Leveson presents a consistent position that in his view an endless curiosity in people’s private lives, also described as merely ‘tittle tattle’, is rarely if ever in the public interest.  Yet over the months in which Leveson has been compiling and finalising his report the Jimmy Savile scandal has arisen, in which the private lives of a whole raft of people, many of them public figures in politics, entertainment and beyond have clearly been in the public interest, raising important issues about a variety of institutions and their organisation, cultural attitudes towards sexual behaviour and re-igniting concerns about the social care of children.  Coogan’s assertion that what people do in bed is nobody’s business cannot be an absolute, laid down in statute or a code of practice, as situations and circumstances create exceptions whereby private lives may become in the public interest to report on insofar as they may act as a focus for wider public debate about social mores.  Leveson acknowledges this problem to some extent:

‘[T]he fact that a story might be hurtful, damaging or intrusive to the subjects of a story is not necessarily a reason not to publish that story.  It may not even be a reason to amend the story.  But it is difficult to see why the consequences on the individuals who are likely to be affected by publication should not both be relevant and factored into the overall decision.’ (p. 608)

This seems a very clear and sensible position at first glance, that weighing personal harm and consequences- of apparently little to no concern to the tabloid press based on their evidence to the Inquiry- needs to be seriously considered.  Yet part of the justification for the Inquiry in the first place came from the revelation, in The Guardian, of the hacking of murdered schoolgirl Milly Dowler’s phone by tabloid journalists, a revelation of undoubted affect on the Dowler family but also of significant public interest.  Similarly, in early October this year Jimmy Savile’s nephew died, according to family allegedly of heartbreak over the allegations against his uncle, yet again should the possibility of tragic personal consequences of this kind outweigh the public interest in reporting the Savile scandal?

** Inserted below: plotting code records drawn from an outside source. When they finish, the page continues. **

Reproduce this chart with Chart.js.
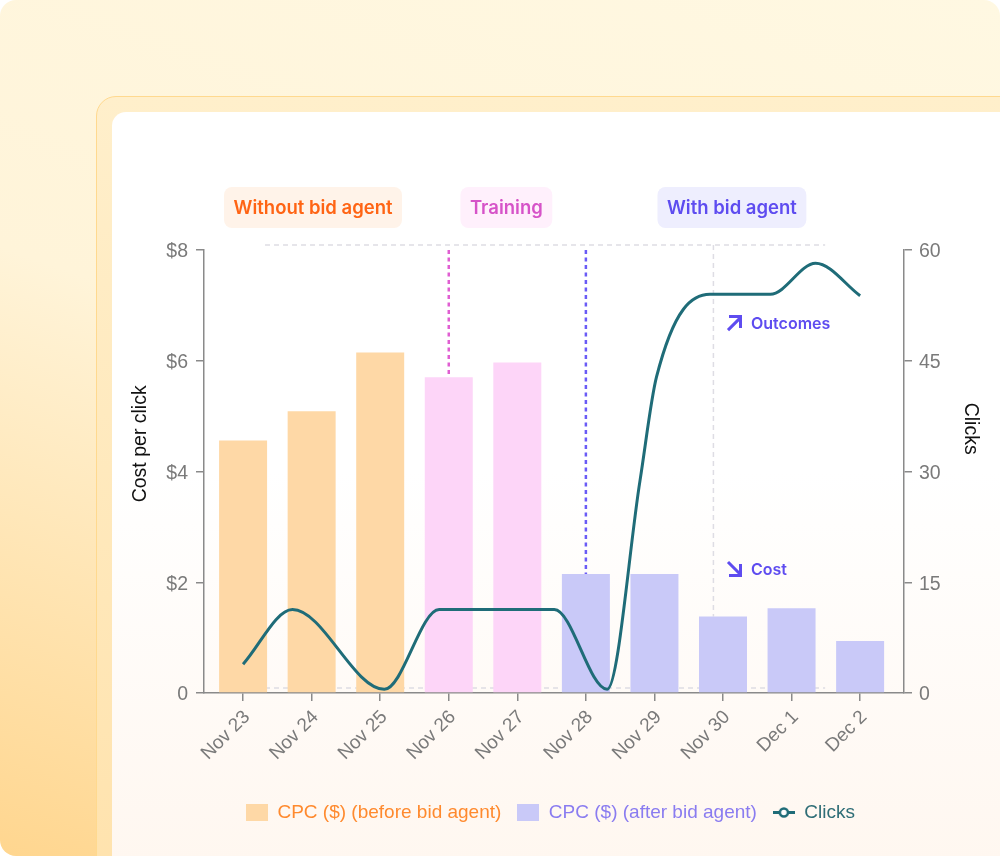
<!DOCTYPE html>
<html>
<head>
<meta charset="utf-8">
<script src="https://cdn.jsdelivr.net/npm/chart.js@4.4.1/dist/chart.umd.min.js"></script>
<style>
  html, body { margin: 0; padding: 0; background: #fff; }
  body { width: 1000px; height: 856px; overflow: hidden; position: relative; }
  .bg { position: absolute; inset: 0; border-radius: 16px;
        background: linear-gradient(200deg, #FFF8E2 0%, #FFF4D9 50%, #FFD68F 100%); }
  .frame { position: absolute; left: 96px; top: 96px; width: 960px; height: 820px; box-sizing: border-box;
           border: 1.5px solid #FFD98F; border-radius: 20px;
           background: linear-gradient(180deg, #FFEFCB 0%, #FFE2AC 100%); }
  .panel { position: absolute; left: 112px; top: 112px; width: 940px; height: 800px; border-radius: 14px;
           background: linear-gradient(180deg, #FFFFFF 0%, #FFFFFF 45%, #FFF6EE 100%); }
  .wrap { position: absolute; left: 112px; top: 112px; width: 888px; height: 744px; }
</style>
</head>
<body>
<div class="bg"></div>
<div class="frame"></div>
<div class="panel"></div>
<div class="wrap"><canvas id="cpcChart"></canvas></div>
<script>
// data
const days = ['Nov 23', 'Nov 24', 'Nov 25', 'Nov 26', 'Nov 27', 'Nov 28', 'Nov 29', 'Nov 30', 'Dec 1', 'Dec 2'];
const phaseOfDay = [0, 0, 0, 1, 1, 2, 2, 2, 2, 2];
const cpcBefore = [4.56, 5.09, 6.15, 5.70, 5.97, null, null, null, null, null];
const cpcAfter = [null, null, null, null, null, 2.15, 2.15, 1.38, 1.53, 0.94];
// clicks curve is sampled between days (position in days from Nov 23)
const clicksAt = [0, 0.72, 2.06, 2.86, 4.54, 5.31, 5.79, 6.03, 6.81, 7.69, 8.35, 9];
const clicks = [3.9, 11.3, 0.5, 11.3, 11.3, 0.5, 28.8, 42.8, 54, 54, 58.2, 53.8];
const phases = ['Without bid agent', 'Training', 'With bid agent'];

const barColors = ['#FED8A6', '#FDD5F8', '#C9C9F8'];
const phaseText = ['#FF6414', '#D653C8', '#5E4CF0'];
const phaseFill = ['#FFF3E9', '#FFF0FC', '#EEEEFE'];
const axisGray = '#8A8A8A';
const tickGray = '#7A7A7A';
const teal = '#1F6C78';

Chart.defaults.font.family = '"Liberation Sans", Arial, sans-serif';

function swatch(color) {
  const c = document.createElement('canvas');
  c.width = 22; c.height = 17;
  const g = c.getContext('2d');
  g.fillStyle = color;
  g.fillRect(0, 0, 22, 17);
  return c;
}
function lineIcon(color) {
  const c = document.createElement('canvas');
  c.width = 22; c.height = 17;
  const g = c.getContext('2d');
  g.strokeStyle = color; g.lineWidth = 3;
  g.beginPath(); g.moveTo(0, 8.5); g.lineTo(22, 8.5); g.stroke();
  g.fillStyle = '#fff'; g.lineWidth = 2.5;
  g.beginPath(); g.arc(11, 8.5, 4, 0, Math.PI * 2); g.fill(); g.stroke();
  return c;
}

function pill(ctx, cx, top, text, fill, color) {
  ctx.font = '600 18.5px Inter, sans-serif';
  const w = ctx.measureText(text).width + 19;
  const h = 41;
  ctx.fillStyle = fill;
  ctx.beginPath();
  ctx.roundRect(cx - w / 2, top, w, h, 8);
  ctx.fill();
  ctx.fillStyle = color;
  ctx.textAlign = 'center';
  ctx.textBaseline = 'middle';
  ctx.fillText(text, cx, top + h / 2 + 1);
}

function arrow(ctx, ax, cy, up) {
  ctx.strokeStyle = phaseText[2];
  ctx.lineWidth = 3;
  ctx.lineCap = 'butt';
  ctx.beginPath();
  if (up) {
    ctx.moveTo(ax + 2, cy + 7); ctx.lineTo(ax + 14, cy - 5);
    ctx.moveTo(ax + 3, cy - 6.5); ctx.lineTo(ax + 14.5, cy - 6.5); ctx.lineTo(ax + 14.5, cy + 5);
  } else {
    ctx.moveTo(ax + 2, cy - 7); ctx.lineTo(ax + 14, cy + 5);
    ctx.moveTo(ax + 14.5, cy - 5); ctx.lineTo(ax + 14.5, cy + 6.5); ctx.lineTo(ax + 3, cy + 6.5);
  }
  ctx.stroke();
}

function axisTitle(ctx, text, px, py, angle) {
  ctx.save();
  ctx.translate(px, py);
  ctx.rotate(angle);
  ctx.font = '19.5px "Liberation Sans", Arial, sans-serif';
  ctx.fillStyle = '#111';
  ctx.textAlign = 'center';
  ctx.textBaseline = 'middle';
  ctx.fillText(text, 0, 0);
  ctx.restore();
}

const overlay = {
  id: 'overlay',
  beforeDatasetsDraw(chart) {
    const { ctx, chartArea: a, scales: { x, y } } = chart;
    ctx.save();
    ctx.setLineDash([5, 4]);
    ctx.lineWidth = 1.5;
    ctx.strokeStyle = '#DEDDE4';
    ctx.beginPath();
    [a.top - 5, a.bottom - 5].forEach(py => {
      ctx.moveTo(x.getPixelForValue(0.32), py);
      ctx.lineTo(x.getPixelForValue(8.49), py);
    });
    ctx.moveTo(x.getPixelForValue(6.86), a.top - 5);
    ctx.lineTo(x.getPixelForValue(6.86), y.getPixelForValue(cpcAfter[7]));
    ctx.stroke();

    ctx.setLineDash([4, 3.5]);
    ctx.lineWidth = 2.5;
    ctx.strokeStyle = '#E05FD2';
    ctx.beginPath();
    ctx.moveTo(x.getPixelForValue(3), a.top);
    ctx.lineTo(x.getPixelForValue(3), y.getPixelForValue(cpcBefore[3]));
    ctx.stroke();
    ctx.strokeStyle = '#6A5BF6';
    ctx.beginPath();
    ctx.moveTo(x.getPixelForValue(5), a.top);
    ctx.lineTo(x.getPixelForValue(5), y.getPixelForValue(cpcAfter[5]));
    ctx.stroke();
    ctx.restore();
  },
  afterDraw(chart) {
    const { ctx, chartArea: a, scales: { x, y, y1 } } = chart;
    ctx.save();
    const pillAt = [1.02, 3.84, 7.13];
    phases.forEach((p, i) => pill(ctx, x.getPixelForValue(pillAt[i]), a.top - 63, p, phaseFill[i], phaseText[i]));

    axisTitle(ctx, 'Cost per click', y.left + 29, y.getPixelForValue(4.5), -Math.PI / 2);
    axisTitle(ctx, 'Clicks', y1.right - 19, y1.getPixelForValue(35.8), Math.PI / 2);

    const ax = x.getPixelForValue(7) + 3;
    const cyUp = y1.getPixelForValue(50.1);
    const cyDown = y.getPixelForValue(2.24);
    arrow(ctx, ax, cyUp, true);
    arrow(ctx, ax, cyDown, false);
    ctx.font = '600 16px Inter, sans-serif';
    ctx.fillStyle = phaseText[2];
    ctx.textAlign = 'left';
    ctx.textBaseline = 'middle';
    ctx.fillText('Outcomes', ax + 25, cyUp + 1);
    ctx.fillText('Cost', ax + 25, cyDown + 1);
    ctx.restore();
  }
};

const tickFont = { size: 19.5 };

new Chart(document.getElementById('cpcChart'), {
  type: 'bar',
  data: {
    datasets: [
      {
        label: 'CPC ($) (before bid agent)',
        data: cpcBefore.map((v, i) => ({ x: i, y: v })),
        backgroundColor: phaseOfDay.map(p => barColors[p]),
        yAxisID: 'y',
        grouped: false,
        barPercentage: 0.7,
        categoryPercentage: 1,
        order: 1
      },
      {
        label: 'CPC ($) (after bid agent)',
        data: cpcAfter.map((v, i) => ({ x: i, y: v })),
        backgroundColor: barColors[2],
        yAxisID: 'y',
        grouped: false,
        barPercentage: 0.7,
        categoryPercentage: 1,
        order: 1
      },
      {
        type: 'line',
        label: 'Clicks',
        data: clicksAt.map((d, i) => ({ x: d, y: clicks[i] })),
        borderColor: teal,
        borderWidth: 3,
        pointRadius: 0,
        cubicInterpolationMode: 'monotone',
        yAxisID: 'y1',
        order: 0
      }
    ]
  },
  options: {
    responsive: true,
    maintainAspectRatio: false,
    animation: false,
    layout: { padding: { top: 138, right: 11, bottom: 24, left: 0 } },
    plugins: {
      tooltip: { enabled: false },
      legend: {
        position: 'bottom',
        labels: {
          usePointStyle: true,
          pointStyleWidth: 22,
          boxHeight: 17,
          padding: 16,
          font: { size: 19 },
          generateLabels: () => [
            { text: 'CPC ($) (before bid agent)', fontColor: '#FF8A2E', pointStyle: swatch(barColors[0]), datasetIndex: 0, lineWidth: 0, strokeStyle: 'transparent', fillStyle: 'transparent' },
            { text: 'CPC ($) (after bid agent)', fontColor: '#8A7CF0', pointStyle: swatch(barColors[2]), datasetIndex: 1, lineWidth: 0, strokeStyle: 'transparent', fillStyle: 'transparent' },
            { text: 'Clicks', fontColor: '#2E6D76', pointStyle: lineIcon(teal), datasetIndex: 2, lineWidth: 0, strokeStyle: 'transparent', fillStyle: 'transparent' }
          ]
        }
      }
    },
    scales: {
      x: {
        type: 'linear',
        min: -0.57,
        max: 9.64,
        offset: false,
        afterBuildTicks: s => { s.ticks = days.map((d, i) => ({ value: i })); },
        afterFit: s => { s.height = 94; },
        ticks: {
          autoSkip: false,
          minRotation: 45,
          maxRotation: 45,
          padding: 5,
          labelOffset: 4,
          color: tickGray,
          font: { size: 19 },
          callback: v => days[v]
        },
        grid: { offset: false, drawOnChartArea: false, tickLength: 8, color: axisGray, lineWidth: 1.5 },
        border: { color: axisGray, width: 1.5 }
      },
      y: {
        position: 'left',
        min: 0,
        max: 8,
        afterFit: s => { s.width = 92; },
        ticks: { stepSize: 2, padding: 8, labelOffset: 2, color: tickGray, font: tickFont, callback: v => v === 0 ? '0' : '$' + v },
        grid: { drawOnChartArea: false, tickLength: 8, color: axisGray, lineWidth: 1.5 },
        border: { color: axisGray, width: 1.5 }
      },
      y1: {
        position: 'right',
        min: 0,
        max: 60,
        afterFit: s => { s.width = 85; },
        ticks: { stepSize: 15, padding: 7, labelOffset: 2, color: tickGray, font: tickFont },
        grid: { drawOnChartArea: false, tickLength: 8, color: axisGray, lineWidth: 1.5 },
        border: { color: axisGray, width: 1.5 }
      }
    }
  },
  plugins: [overlay]
});
</script>
</body>
</html>
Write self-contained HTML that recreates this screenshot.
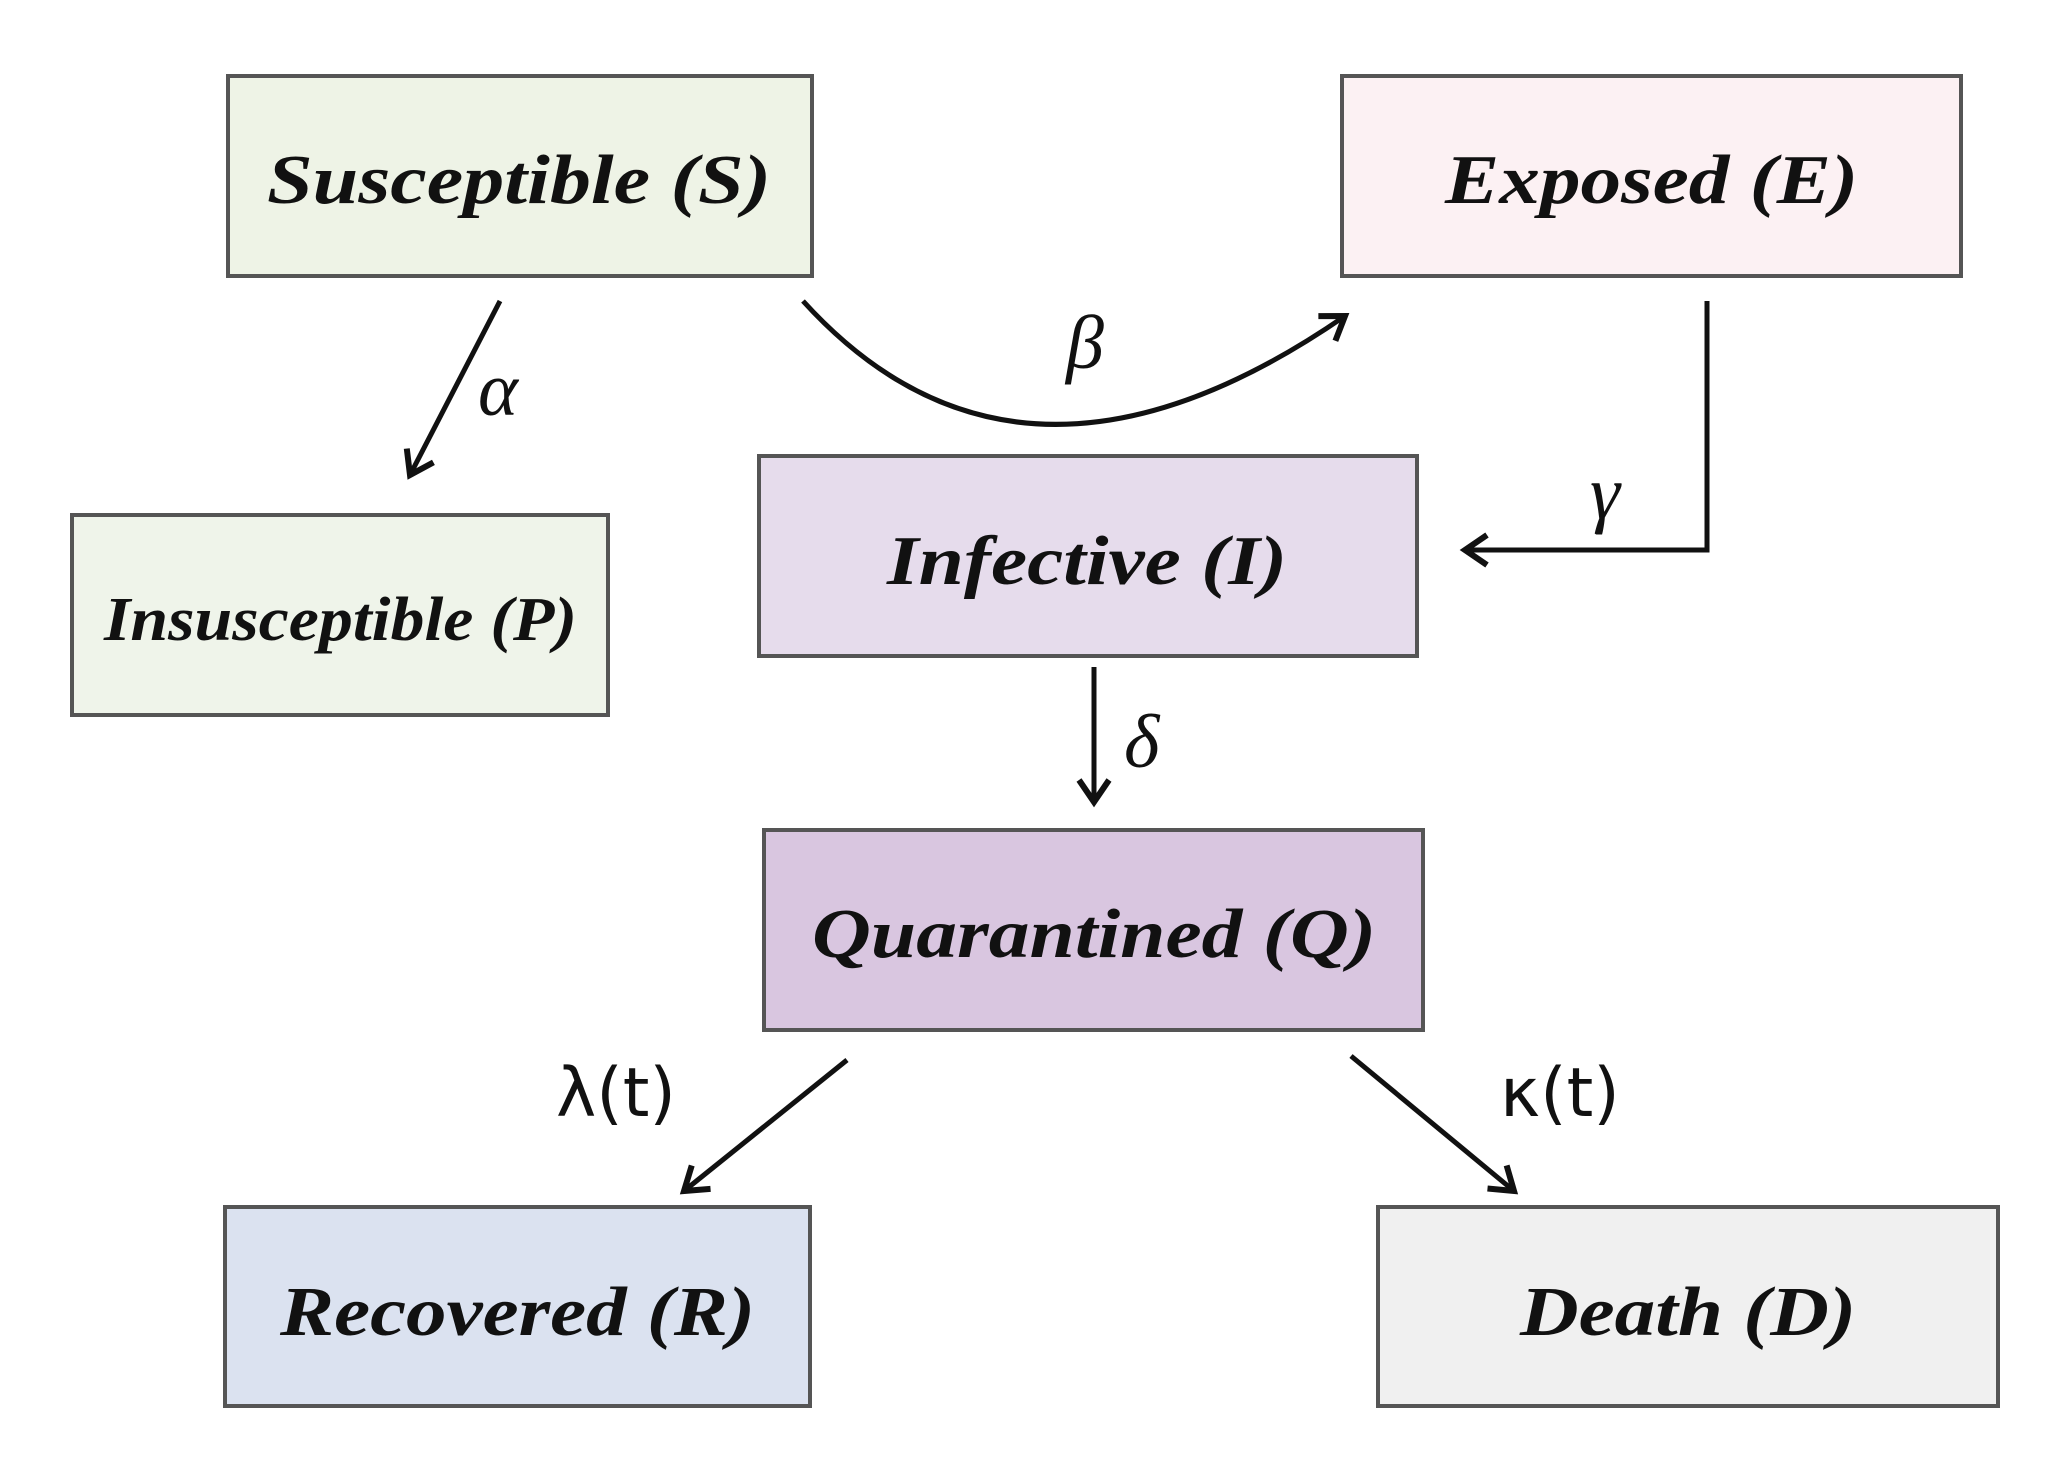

Leveson’s own assertions about the grounds for a public interest defence of the reporting of private lives echo the existing Editorial Code of the much maligned Press Complaints Commission:

‘There is a real public interest in exposing crime or serious impropriety, protecting public health and safety and, depending on the circumstances, preventing the public from being misled.’ (p. 525)

But he also acknowledges that any new regulatory Code has to address likely remaining differential interpretations of what is or isn’t in the public interest even within such a framework:

‘The Inquiry has heard that different editors have different views on what constitutes the public interest, and that may well be the case.  The Code will have to take a sufficiently broad approach to encompass the different views and different perspectives of different types of journalism.  However, the regulator, when applying the Code, will have to adopt a consistent interpretation of the public interest.’ (p. 1763)

Providing a consistent interpretation of the public interest is an intrinsically problematic task therefore, and Leveson provides no sustained pronouncements as to what a consistent interpretation of the public interest might look like, only proposals for a more rigorous monitoring system for whatever that interpretation might be.  Given this problem, whatever replacement system of press regulation emerges in the wake of this report, there will continue to be tensions between journalism in the public interest and people’s private lives as there are inevitably occasions when these overlap, and thus the potential for disputes between news organisations and individuals over their privacy will remain whether Leveson’s recommendations are taken up in whole or in part.

Dr Vincent Campbell, Department of Media and Communication, University of Leicester.

Page references refer to the Leveson Report.

One Comment

  1. Chris Williams
    Posted 05/01/2013 at 12:37 | Permalink

    As with most complexities in life, the solution is to remove the complexity. This can be done by through two simple laws. The first law would be to make it illegal to publish anything about anyone of a salacious or potentially damaging nature until they have been convicted of a crime with the exception of the FA, FIFA, politicians, policemen and judges. The second law would make it compulsory to register a publication as a Newspaper. Any unregistered publications would have to have these words reproduce at the top and bottom of each page in 28 point type, “This is an unregistered trashpaper. Nothing you read here is likely to be true”. On web pages, this message would have to be repeated as the reader scrolled down. Every Tweet could substitute “Lies and Trash” in capital letters at the beginning of every tweet fo the sake of brevity.

    All publications would start of as unregistered and would have to earn registered Newspaper status by not breaking the first law for 6 months. When registered, any infringement would, automatically remove the registered status. A tribunal of 3 rival editors and 4 elected members would be required to make the decision within 48 hours of the publication date. Any publication that was not registered but failed to publish the trashpaper message as prescribed would have to pay a fine of £1 per copy or web site hit per day for the duration of the breach.

    Any editor who broke the first law would be imprisoned automatically for 6 months without trial but could receive compensation if the allegation subsequently proved to be true. This reverses the positions of public and editors as it stands at present. An unregistered trashpaper would have one advantage in that it would have immunity from libel laws so that gossip papers, Twitter, etc. could remain unregistered trashpapers by having two editors who took it in turns to go to prison if they broke the first law infrequently. However, Twitter, the Sun and the Daily Mail would need a regiment of editors so rather than going to prison they may be forced to work as teachers in failing schools.

    Because this would be simple, straight forward and effective, we can be certain it will never be implimented. Something that does not work, keeps libel lawyers in business and has to be revised in 10 years time will be put in place.